Hacia las noches salvajes

Sin embargo, ese taller guardaba una sorpresa, y estuvo entre lo mejor que surgió de allí. No pasó mucho hasta que la relación alumno-maestro fue prosperando hacia el lado compinche, algo que con Symns no era difícil conseguir si se le discutían sus argumentos –cualquiera fuese el objeto en cuestión– hasta el final. Evidentemente él encontraba sus pares en la polémica llevada a fondo.

Al final de las jornadas del taller, junto a su musa y colaboradora todoterreno Vera Land, preguntaba quién quería conocer el circuito de la noche, donde la sangre bombea porque siempre hay vampiros que irán a chuparla. Decía que ahí estaba la vida latiendo y sólo había que estar dispuesto a visitar los rincones más sucios y hermosos de una ciudad podrida. Y lo decía con una verborragia tan procaz y convincente que la invitación se hacía irresistible.

De ese modo, en un periplo de extravío divertido y exultante por las calles porteñas –mientras elegíamos qué pasajes de Crimen y castigo eran los mejores o si Thomas de Quincey había sido el precursor del periodismo gonzo– conocimos una serie de bares con escenarios y una ambientación desaforada y rabiosa donde pasar unas horas iba a ser toda una experiencia. Uno de ellos era La Verdulería, donde el under de la época hacía explotar su expresión artística y contestataria.
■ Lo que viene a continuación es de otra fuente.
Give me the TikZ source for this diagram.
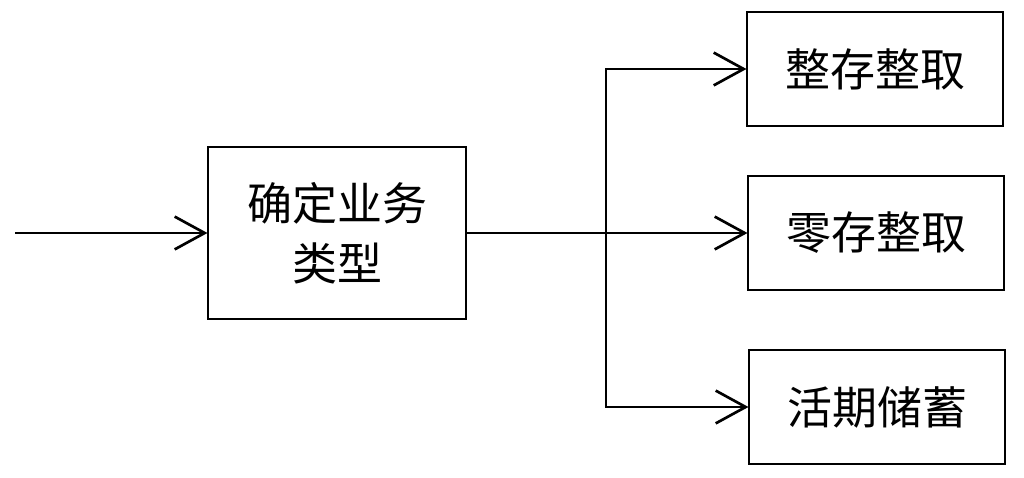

Symns era un habitué al que todo el mundo saludaba –y también puteaba por cosas como el arrebato de un papel de cocaína– en ese lugar donde podía encontrarse tocando al Fontova Trío, ya en la etapa pos “Me tenés podrido”, o  sentadas en un diván a Renata Schusheim y Marta Minujin; o saludando en las mesas a la diva voluptuosa y sin filtro Edda Bustamante ataviada con sus mini ropajes; a Roberto Pettinato divagando con su saxo; a unos muy jóvenes Ricardo Mollo  y Germán Daffunchio, en caída tras la desaparición de Sumo; a Lalo Mir y Tom Lupo toreando a Symns con teorías descabelladas; a Jean-Francois Casanova imitando a Jacques Brel; a Humberto Tortonese, Batato Barea y Alejandro Urdapilleta con su humor filoso y esperpéntico.

Y una noche de esas, este cronista, a quien Symns llamaba Flaquito y mataba a preguntas sobre cómo se movían en Rosario los bolivianos que traían tizas de cocaína, presenció en La Verdulería uno de los espectáculos más delirantes de los que tuviera memoria, sostenido en esa libertad que todos buscaban desesperadamente en esos años furibundos. Fue de la mano de Tortonese, Barea y Urdapilleta, quienes en una escenografía de cabaret hicieron un streap-tease inverso –o como se llame–, es decir, aparecían desnudos en escena para luego vestirse paulatinamente bajo la cadencia de un monólogo desconcertante de Symns –llamado “La frescura en un mundo inmundo”, donde poetizaba sobre la soledad y la muerte– entre pasajes instrumentales de la Velvet Underground.

Un show apabullante entre lo que se veía y lo que se escuchaba y aplaudido a rabiar por la fauna variopinta que poblaba el local. Symns se lo dedicaría a todos los “desheredados del amor que encuentran en la amistad un sosiego”, entre ellos a su amigo, el escritor y poeta José Sbarra, sentado con nosotros esa noche. Cuando al día siguiente, en el bar Británico, y antes de volver a Rosario, le pregunté cómo había preparado esa puesta, me dijo –él, rey del laconismo– que solo poniéndose el sombrero y la chalina y subiendo al escenario.